It hurts: Husband of cancer victim shocked at 2016 memos

Stephen Teap asks: should Leo Varadkar have known about the 2016 memos?

Stephen and Irene Teap with their two children Noah, age 3 and Oscar, age 5. Irene Teap died last year after receiving incorrect cervical cancer screening results. Picture supplied by Stephen Teap /Facebook

Stephen and Irene Teap with their two children Noah, age 3 and Oscar, age 5. Irene Teap died last year after receiving incorrect cervical cancer screening results. Picture supplied by Stephen Teap /Facebook

 

The widower of a woman not told about missed cancer warnings has welcomed the departure of Tony O’Brien as HSE director general and expressed shock at 2016 memos showing the HSE knew of the issue.

Stephen Teap, whose wife Irene was diagnosed with cancer in 2015 and died last year after two undisclosed false tests in 2010 and 2013, said that it was correct that the memos should have led to the resignation of Mr O’Brien as director general.

Mr O’Brien’s position became increasingly tenuous on Thursday after the dramatic release to the Dáil Public Accounts Committee of three memos he had received in 2016 on the background to the issue of cervical screening audit findings which in many cases were not passed on to the women concerned. One of the memos released revealed that the HSE was concerned about a risk that communicating individual audit findings to doctors could result in patients going to the media with stories that the cervical screening process did not diagnose their cancer.

“It was shocking: the lack of concern for the patient and lack of concern over learning from mistakes.

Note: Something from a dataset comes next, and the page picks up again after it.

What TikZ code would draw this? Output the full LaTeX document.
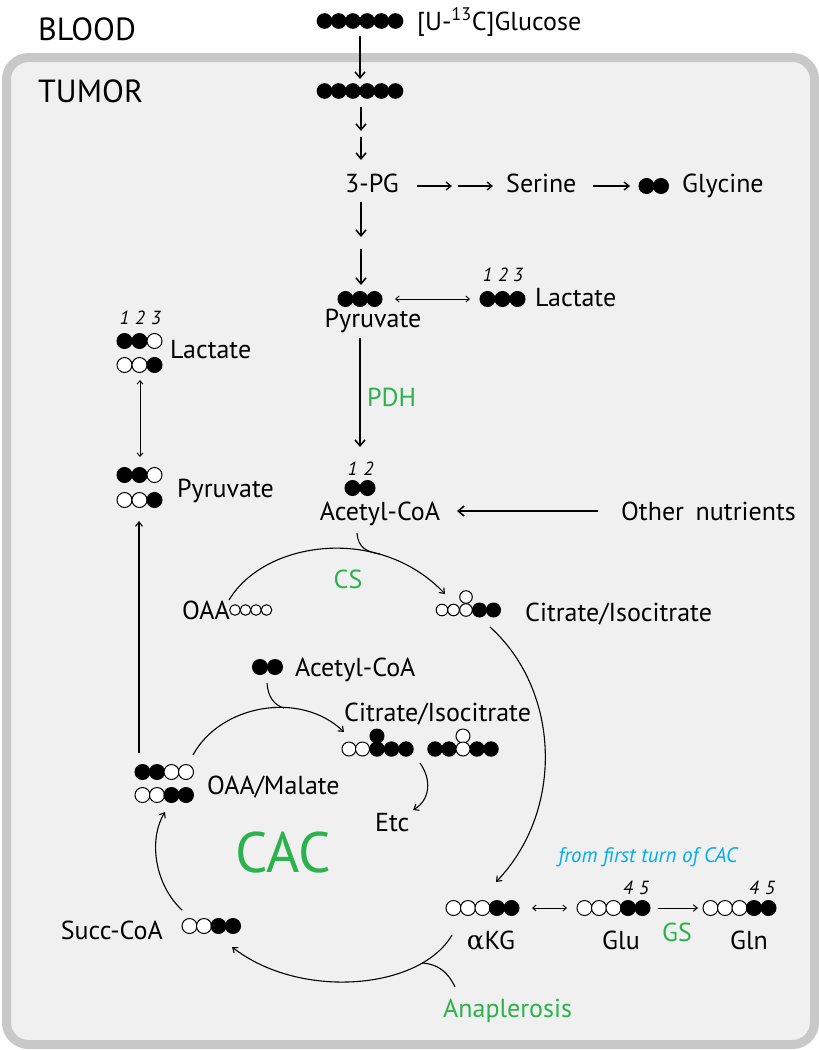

How they were trying to prioritise a response to negative feedback from patients and the media was terrible,” Mr Teap said.

One of the memos, a March 2016 briefing note to the HSE, says that, under a heading “next steps,” the plan was to “pause all letters” conveying information about revised smear test results, await legal advice and continue to prepare “reactive communications” responding to media headlines “screening did not diagnose my cancer.”

Mr Teap criticised the approach taken to telling patients as reflected in the memos.

“It doesn’t take the patient into consideration whatsoever and it hurts, it hurts that that has been going on,” he told The Irish Times, speaking by phone from his home in Carrigaline, Co Cork.

Mr Teap’s wife Irene was one of 17 women who were given inaccurate tests to have died. She was diagnosed with cancer in 2015 and died in July 2017 at the age of 35 leaving behind two young sons Oscar and Noah.

She died without knowing about the false negative smear test results. Mr Teap only learned of his wife’s inaccurate tests when he was told by the HSE last week after a court case taken by Limerick woman Vicky Phelan and her refusal to sign a confidentiality clause in the settlement of that case exposed the controversy.

Mr Teap said that he was not surprised by the details within the memos sent to the HSE showing that CervicalCheck was contemplating in 2016 not telling some women about the audit findings.

“I am not surprised by that given the way they handled the question when I asked them why didn’t you share the information with me. They changed their response in 24 hours; it was part of the drip-feed of information,” he said.

“That is why I had been calling for Tony O’Brien to be removed from this position so we can have full transparency in all correspondence to see what was going on and hopefully this will help with all inquiries.

“Tony O’Brien was obviously aware of that memo and he had read that.”

Mr Teap noted the Department of Health’s comments that the memos were not brought to the attention of the minister for health at the time the March 2016 was sent, Leo Varadkar, now Taoiseach but that the memos still raised questions for the Government.

“Varadkar was the minister for health. Should he have known is the question that has to be answered now,” he said.